The DTC Bill tabled in Parliament does not mention these schemes, creating the impression that investment in them will not be eligible for tax benefits, which could have reduced their attractiveness to individuals.

“We will soon hold discussions with the department of financial services on the guidelines for pensions funds eligible for tax benefits,” a Central Board of Direct Taxes (CBDT) official told to reporters.

However, these pension products will have to follow the uniform framework prescribed by the department of financial services for retirement products to be eligible for concessions.

These guidelines will specify details such as how much money can be withdrawn one time and when to discourage premature withdrawal and will ensure that they encourage long-term retirement savings.

“The idea is to treat all pension products that follow an agreed framework and are in actual term a long-term savings on par,” the official added.

The new DTC proposes `1 lakh exemption for individual taxpayers for contributions to retirement savings including provident funds, gratuity funds, new pension scheme, superannuation funds.

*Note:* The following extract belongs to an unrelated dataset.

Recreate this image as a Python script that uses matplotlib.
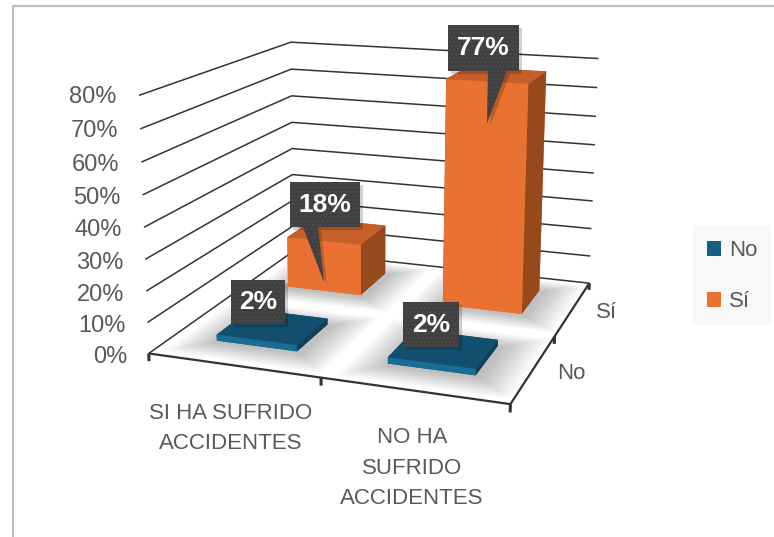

Investments in these schemes will not be taxed at any stage — contribution, accumulation or withdrawal — as these are being including under the EEE category or Exempt-Exempt-Exempt category.

However, confusion prevailed over the tax treatment of these products in the industry. “Pension funds run by mutual fund houses don’t get covered under the DTC. This would create disparity vis-a-vis other pension products,” UTI chairman and managing director UK Sinha said at an ADB conference in the capital.

Tax experts said the CBDT will have to separately notify such funds to make them eligible for tax benefits as the Bill as such does not provide for it.

The Bill lists out the schemes that will be eligible for incentives in the `1 lakh limit, but also gives the authorities the power to add more schemes.

“Clearly, if any other scheme or fund is to be covered for this deduction, then it needs to be specially notified by the government,” said Vikas Vasal, executive director, KPMG.